So, if you like Flora… How about another footbridge?

John Dance

“Why should taxes be wasted on a bridge to nowhere?” one Glebe resident asked a decade ago when the Old Ottawa East Community Association (OOECA) and other community associations began their quest for a footbridge over the Canal.

Some of us in OOE thought “nowhere” was not a nice way of describing the Glebe, however, the resident was probably referring to Old Ottawa East. But today, as a result of a lot of effort by many people and funding from municipal, provincial and federal taxpayers, the Flora Footbridge was built and has become a key route for many of us.

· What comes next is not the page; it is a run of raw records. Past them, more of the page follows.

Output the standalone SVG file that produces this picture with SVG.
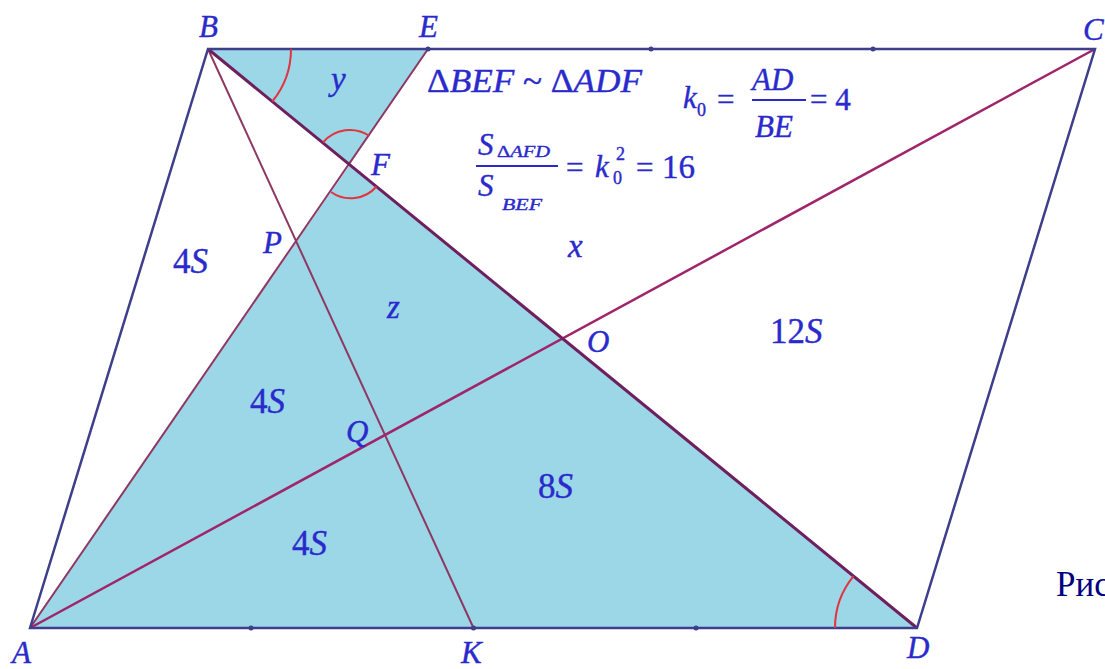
<svg xmlns="http://www.w3.org/2000/svg" width="1105" height="669" viewBox="0 0 1105 669">
<style>
.fill{fill:#9bd7e7;stroke:none}
.side{stroke:#3e3e8a;stroke-width:2.5;fill:none;stroke-linecap:round}
.diag{stroke:#6e1f5e;stroke-width:3;fill:none}
.ac{stroke:#a0246a;stroke-width:2.5;fill:none}
.cev{stroke:#8e3763;stroke-width:2;fill:none}
.arc{stroke:#e2333f;stroke-width:2;fill:none}
.dot{fill:#3e3e8a}
.lbl{font-family:"Liberation Serif",serif;font-style:italic;font-size:31px;fill:#2a2acc;stroke:#2a2acc;stroke-width:0.4}
.area{font-family:"Liberation Serif",serif;font-style:italic;font-size:35px;fill:#2a2acc;stroke:#2a2acc;stroke-width:0.4}
.up{font-style:normal}
.f{font-family:"Liberation Serif",serif;font-size:31px;fill:#2a2acc;stroke:#2a2acc;stroke-width:0.4}
.fr{stroke:#2a2acc;stroke-width:2}
</style>
<rect width="1105" height="669" fill="#ffffff"/>
<g id="shading">
<polygon class="fill" points="208,49 428,49 349.8,164.8"/>
<polygon class="fill" points="30,628 349.8,164.8 917,628"/>
</g>
<g id="connectors">
<line class="cev" x1="30" y1="628" x2="428" y2="49"/>
<line class="cev" x1="208" y1="49" x2="473.5" y2="628"/>
<line class="ac" x1="30" y1="628" x2="1095" y2="49"/>
<line class="diag" x1="208" y1="49" x2="917" y2="628"/>
<polygon class="side" points="30,628 208,49 1095,49 917,628"/>
<circle class="dot" cx="251" cy="628" r="2.5"/>
<circle class="dot" cx="696" cy="628" r="2.5"/>
<circle class="dot" cx="651" cy="49" r="2.5"/>
<circle class="dot" cx="873" cy="49" r="2.5"/>
<circle class="dot" cx="428" cy="49" r="2.5"/>
<circle class="dot" cx="473.5" cy="628" r="2.5"/>
</g>
<g id="angles">
<path class="arc" d="M291,49 A83,83 0 0 1 272.3,101.5"/>
<path class="arc" d="M835,628 A82,82 0 0 1 853.5,576.1"/>
<path class="arc" d="M323,142.5 A35,35 0 0 1 369.5,136"/>
<path class="arc" d="M331,192 A34,34 0 0 0 376.5,186.5"/>
</g>
<g id="vertex-labels">
<text class="lbl" x="199" y="37">B</text>
<text class="lbl" x="419" y="37">E</text>
<text class="lbl" x="1083" y="40">C</text>
<text class="lbl" x="12" y="663">A</text>
<text class="lbl" x="461" y="663">K</text>
<text class="lbl" x="907" y="658">D</text>
<text class="lbl" x="371" y="175">F</text>
<text class="lbl" x="263" y="253">P</text>
<text class="lbl" x="587" y="352">O</text>
<text class="lbl" x="346" y="442">Q</text>
</g>
<g id="area-labels">
<text class="area" x="331" y="90" style="font-size:33px">y</text>
<text class="area" x="568" y="257" style="font-size:33px">x</text>
<text class="area" x="387" y="318" style="font-size:33px">z</text>
<text class="area" x="173" y="273"><tspan class="up">4</tspan>S</text>
<text class="area" x="250" y="413"><tspan class="up">4</tspan>S</text>
<text class="area" x="292" y="555"><tspan class="up">4</tspan>S</text>
<text class="area" x="538" y="498"><tspan class="up">8</tspan>S</text>
<text class="area" x="770" y="343"><tspan class="up">12</tspan>S</text>
</g>
<g id="formula-similar">
<text class="lbl" x="427" y="92" style="font-size:33px" textLength="215" lengthAdjust="spacingAndGlyphs"><tspan class="up">Δ</tspan>BEF <tspan class="up">~ Δ</tspan>ADF</text>
</g>
<g id="formula-k0">
<text class="lbl" x="683" y="108">k</text>
<text class="f" x="697" y="116" style="font-size:18px">0</text>
<text class="f" x="717" y="110">=</text>
<text class="lbl" x="752" y="90">AD</text>
<line class="fr" x1="752" y1="100" x2="806" y2="100"/>
<text class="lbl" x="755" y="137">BE</text>
<text class="f" x="810" y="110">= 4</text>
</g>
<g id="formula-ratio">
<text class="lbl" x="478" y="155">S</text>
<text class="lbl" x="497" y="157" style="font-size:17px" textLength="53" lengthAdjust="spacingAndGlyphs"><tspan class="up">Δ</tspan>AFD</text>
<line class="fr" x1="476" y1="166" x2="558" y2="166"/>
<text class="lbl" x="478" y="196">S</text>
<text class="lbl" x="502" y="210" style="font-size:17px" textLength="40" lengthAdjust="spacingAndGlyphs">BEF</text>
<text class="f" x="566" y="178">=</text>
<text class="lbl" x="595" y="177">k</text>
<text class="f" x="616" y="160" style="font-size:18px">2</text>
<text class="f" x="613" y="184" style="font-size:18px">0</text>
<text class="f" x="636" y="178">=</text>
<text class="f" x="662" y="178" style="font-size:33px">16</text>
</g>
<g id="caption">
<text x="1056" y="596" style="font-family:'Liberation Serif',serif;font-size:35px;fill:#000080">Рис</text>
</g>
</svg>
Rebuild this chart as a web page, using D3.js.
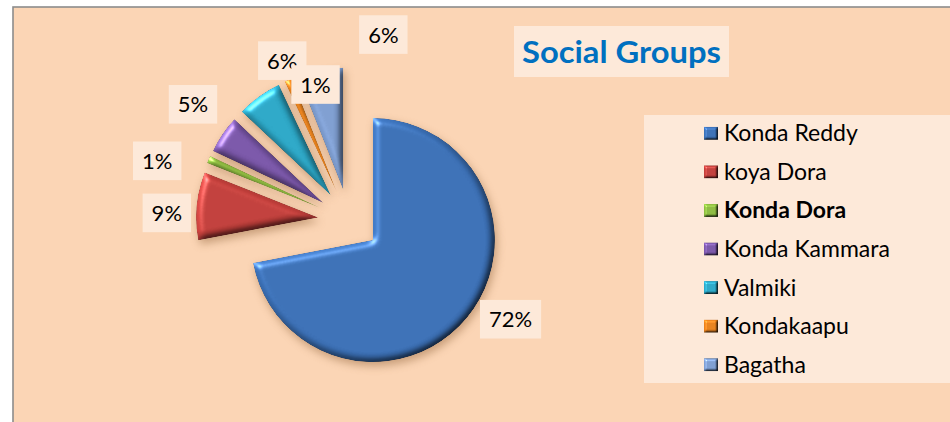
<!DOCTYPE html>
<html>
<head>
<meta charset="utf-8">
<script src="https://cdn.jsdelivr.net/npm/d3@7"></script>
<style>
  html, body { margin: 0; padding: 0; background: #ffffff; }
  svg { display: block; font-family: Lato, "Open Sans", sans-serif; }
</style>
</head>
<body>
<script>
// ---- data ----
const categories = ["Konda Reddy", "koya Dora", "Konda Dora", "Konda Kammara", "Valmiki", "Kondakaapu", "Bagatha"];
const values = [72, 9, 1, 5, 6, 1, 6];
const colors = ["#3A6EB3", "#BE3E3A", "#8AB83F", "#7855A6", "#2BA5C4", "#E47F1C", "#7C9BCD"];
const boldLegend = ["Konda Dora"];
const title = "Social Groups";

// ---- layout ----
const W = 950, H = 422;
const cx = 349, cy = 220.3, R = 122, explode = 31, labelR = 185;
// manual nudges of data labels (Excel-style placement)
const labelNudge = [[19, -19], [2, 10], [-22, 14], [-3, -12], [42, -10], [40, 34], [69, -4]];

const svg = d3.select("body").append("svg").attr("width", W).attr("height", H);
const defs = svg.append("defs");

function bevelFilter(id, blur, scale, shadowDx, shadowDy, shadowBlur, shadowOp) {
  const f = defs.append("filter").attr("id", id)
    .attr("x", "-30%").attr("y", "-30%").attr("width", "160%").attr("height", "160%")
    .attr("color-interpolation-filters", "sRGB");
  f.append("feGaussianBlur").attr("in", "SourceAlpha").attr("stdDeviation", blur).attr("result", "blur");
  const dl = f.append("feDiffuseLighting").attr("in", "blur").attr("surfaceScale", scale)
    .attr("diffuseConstant", 1).attr("lighting-color", "#ffffff").attr("result", "diff");
  dl.append("feDistantLight").attr("azimuth", 225).attr("elevation", 55);
  const sl = f.append("feSpecularLighting").attr("in", "blur").attr("surfaceScale", scale)
    .attr("specularConstant", 0.9).attr("specularExponent", 40).attr("lighting-color", "#ffffff").attr("result", "spec");
  sl.append("feDistantLight").attr("azimuth", 225).attr("elevation", 45);
  f.append("feComposite").attr("in", "spec").attr("in2", "SourceAlpha").attr("operator", "in").attr("result", "specIn");
  f.append("feComposite").attr("in", "SourceGraphic").attr("in2", "diff").attr("operator", "arithmetic")
    .attr("k1", 1.22).attr("k2", 0).attr("k3", 0).attr("k4", 0).attr("result", "shaded");
  f.append("feComposite").attr("in", "shaded").attr("in2", "specIn").attr("operator", "arithmetic")
    .attr("k1", 0).attr("k2", 1).attr("k3", 0.45).attr("k4", 0).attr("result", "lit");
  f.append("feComposite").attr("in", "lit").attr("in2", "SourceAlpha").attr("operator", "in").attr("result", "litIn");
  f.append("feGaussianBlur").attr("in", "SourceAlpha").attr("stdDeviation", shadowBlur).attr("result", "sblur");
  f.append("feOffset").attr("in", "sblur").attr("dx", shadowDx).attr("dy", shadowDy).attr("result", "soff");
  f.append("feFlood").attr("flood-color", "#7a4a20").attr("flood-opacity", shadowOp).attr("result", "scol");
  f.append("feComposite").attr("in", "scol").attr("in2", "soff").attr("operator", "in").attr("result", "shadow");
  const m = f.append("feMerge");
  m.append("feMergeNode").attr("in", "shadow");
  m.append("feMergeNode").attr("in", "litIn");
}
bevelFilter("bevel", 3.5, 3.5, 2, 4, 4, 0.4);
bevelFilter("bevelSmall", 1.2, 2, 0, 0, 0.5, 0);

// chart area
svg.append("rect").attr("x", 13).attr("y", 7).attr("width", W).attr("height", H)
  .attr("fill", "#FBD5B5").attr("stroke", "#8c8c8c").attr("stroke-width", 1.6);

// ---- pie ----
const data = categories.map((c, i) => ({ name: c, value: values[i], color: colors[i] }));
const total = d3.sum(values);
const pie = d3.pie().sort(null).value(d => d.value);
const arcs = pie(data);
const arcGen = d3.arc().innerRadius(0).outerRadius(R);
const dirOf = a => { const m = (a.startAngle + a.endAngle) / 2; return [Math.sin(m), -Math.cos(m)]; };

svg.append("g").selectAll("path").data(arcs).join("path")
  .attr("transform", a => { const [dx, dy] = dirOf(a); return `translate(${cx + dx * explode},${cy + dy * explode})`; })
  .attr("d", arcGen)
  .attr("fill", a => a.data.color)
  .attr("filter", "url(#bevel)");

// ---- data labels ----
const lab = svg.append("g").selectAll("g").data(arcs).join("g")
  .attr("transform", (a, i) => {
    const [dx, dy] = dirOf(a);
    const x = cx + dx * labelR + labelNudge[i][0];
    const y = cy + dy * labelR + labelNudge[i][1];
    return `translate(${x},${y})`;
  });
lab.each(function (a) {
  const g = d3.select(this);
  const t = g.append("text").attr("text-anchor", "middle").attr("y", 8)
    .attr("font-size", 22).attr("fill", "#000")
    .text(Math.round(a.data.value / total * 100) + "%");
  const w = t.node().getComputedTextLength();
  g.insert("rect", "text").attr("x", -(w / 2 + 9)).attr("y", -19.3)
    .attr("width", w + 18).attr("height", 38.6).attr("fill", "#FDE9D9");
});

// ---- title ----
const tg = svg.append("g");
tg.append("rect").attr("x", 514).attr("y", 26).attr("width", 215).attr("height", 51).attr("fill", "#FDE9D9");
tg.append("text").attr("x", 621.5).attr("y", 63).attr("text-anchor", "middle")
  .attr("font-size", 31).attr("font-weight", "bold").attr("fill", "#0070C0")
  .attr("textLength", 199).attr("lengthAdjust", "spacingAndGlyphs")
  .text(title);

// ---- legend ----
const lg = svg.append("g");
lg.append("rect").attr("x", 644).attr("y", 115).attr("width", 320).attr("height", 268).attr("fill", "#FDE9D9");
const ly = d3.scaleBand().domain(categories).range([114, 384]);
const items = lg.selectAll("g.item").data(data).join("g").attr("class", "item")
  .attr("transform", d => `translate(0,${ly(d.name) + ly.bandwidth() / 2})`);
items.append("rect").attr("x", 704).attr("y", -6.5).attr("width", 14).attr("height", 13)
  .attr("fill", d => d.color).attr("filter", "url(#bevelSmall)");
items.append("text").attr("x", 724).attr("y", 8)
  .attr("font-size", 23).attr("fill", "#000")
  .attr("font-weight", d => boldLegend.includes(d.name) ? "bold" : "normal")
  .text(d => d.name);
</script>
</body>
</html>
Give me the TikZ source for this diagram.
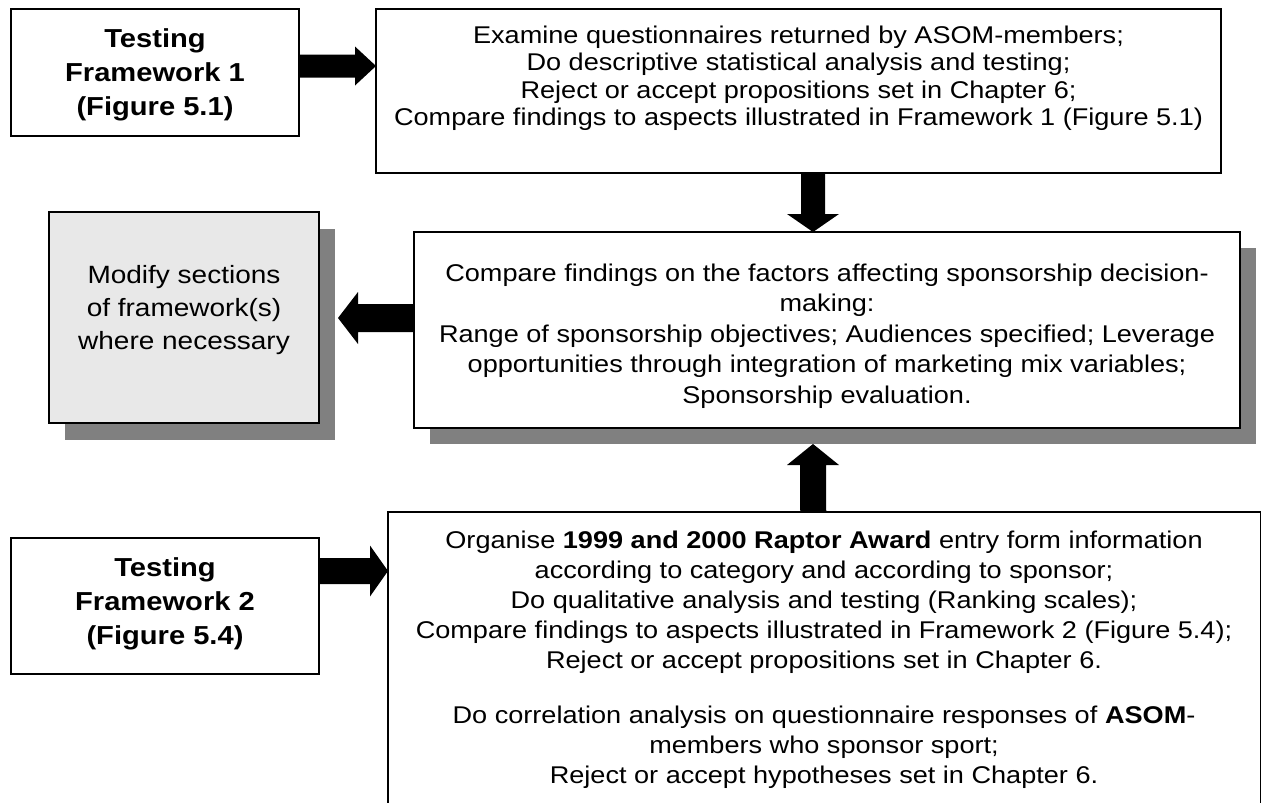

Now the community association wants the City of Ottawa to consider building a second much more modest and low-cost footbridge: one running from the eastern end of Clegg Street across the Rideau River to what some might regard as nowhere, but really isn’t.

The proposed Clegg Street-Riverview Park footbridge would connect the many walking and cycling routes of Old Ottawa East with routes to the east and south.  Image Supplied

The proposed Clegg Street-Riverview Park footbridge would connect the many walking and cycling routes of Old Ottawa East with routes to the east and south. Image Supplied


The bridge would provide a safe alternative to taking McIlraith (Smyth) Bridge and then Smyth Road. The Smyth Bridge is not bad for cycling – aside from dealing with traffic merging to and from Riverside Drive – but Smyth Road is and is likely to remain unsafe and unpleasant for pedestrians and cyclists. It has no bike lanes and there is no room to build them.

Access from the west to the Smyth Hospital Campus would become much easier and convenient if a footbridge were built. And, with the new Hospital Link pathway and route through the hydro corridor, cyclists would have an enjoyable and convenient way of getting across the City without going downtown to Laurier or travelling to the busy Baseline-Heron and Hunt Club “cross-town” routes. Similarly, the new footbridge would provide a link to the pathway going through the Alta Vista Transportation Corridor all the way to the bike lanes on Conroy Road.

The new footbridge would also complete a Rideau Canal – River loop with three other footbridges: our Flora, Corktown linking Centretown and Sandy Hill, and Adàwe linking Sandy Hill and Vanier/Overbrook. Adàwe, with its wonderful views, allows an added appreciation of the Rideau River and, likewise, the proposed footbridge would further enhance our access to and appreciation of the river.

Just as Flora has better connected the Glebe, Old Ottawa East and Old Ottawa South, the proposed footbridge would connect Riverview Park and Alta Vista to our communities. Riverview Park is bounded on the west by the Rideau River, on the north by the CN railway tracks, on the east by St. Laurent Boulevard, and on the south by Smyth Road. It has a population equal to OOE and OOS combined, yet with only road bridges, it seems unconnected to our communities. It definitely is not “nowhere.”

With a new footbridge, there would be ready access to the large green space on the eastern side of the river. Also, for some, the Hurdman LRT station would become more convenient than the Lees station.

And a bridge would make it easier for that east of the Rideau River to bike to Lansdowne Park rather than trying to fight the horrendous vehicular traffic of big-event days.

Unlike the Rideau Canal footbridges, this one could be modestly and less expensively constructed. There are no World Heritage Site obligations to satisfy, nor are there any navigation requirements aside for enough height to allow spring flow and the ice-breaking machine.

Indeed, the OOECA recommends that the economy be the prime evaluation factor in consideration of bids for the design of the bridge. In its simplest form, the bridge could be three simple 30-metre pre-fabricated pieces like the modest one over a Canal inlet in the Experimental Farm, opposite Colonel By Drive just south of Dow’s Lake.

Corktown Footbridge took about 15 years to get built and Flora took about 10 years because it’s a long process assessing needs and impacts; getting necessary approvals and funding, and then actually building the structure.

But there is a growing awareness that we need to drive less and walk, bike and transit travel more. And for many of us, new “active transportation” infrastructure such as the proposed footbridge is seen as a valuable investment to improve the city’s infrastructure fabric.

So who knows – maybe it will take less time to have another footbridge built than it did for Flora and her partners. Friends tell me I’ll be dead by the time the city gets around to building another footbridge in Old Ottawa East, but I hope they are wrong.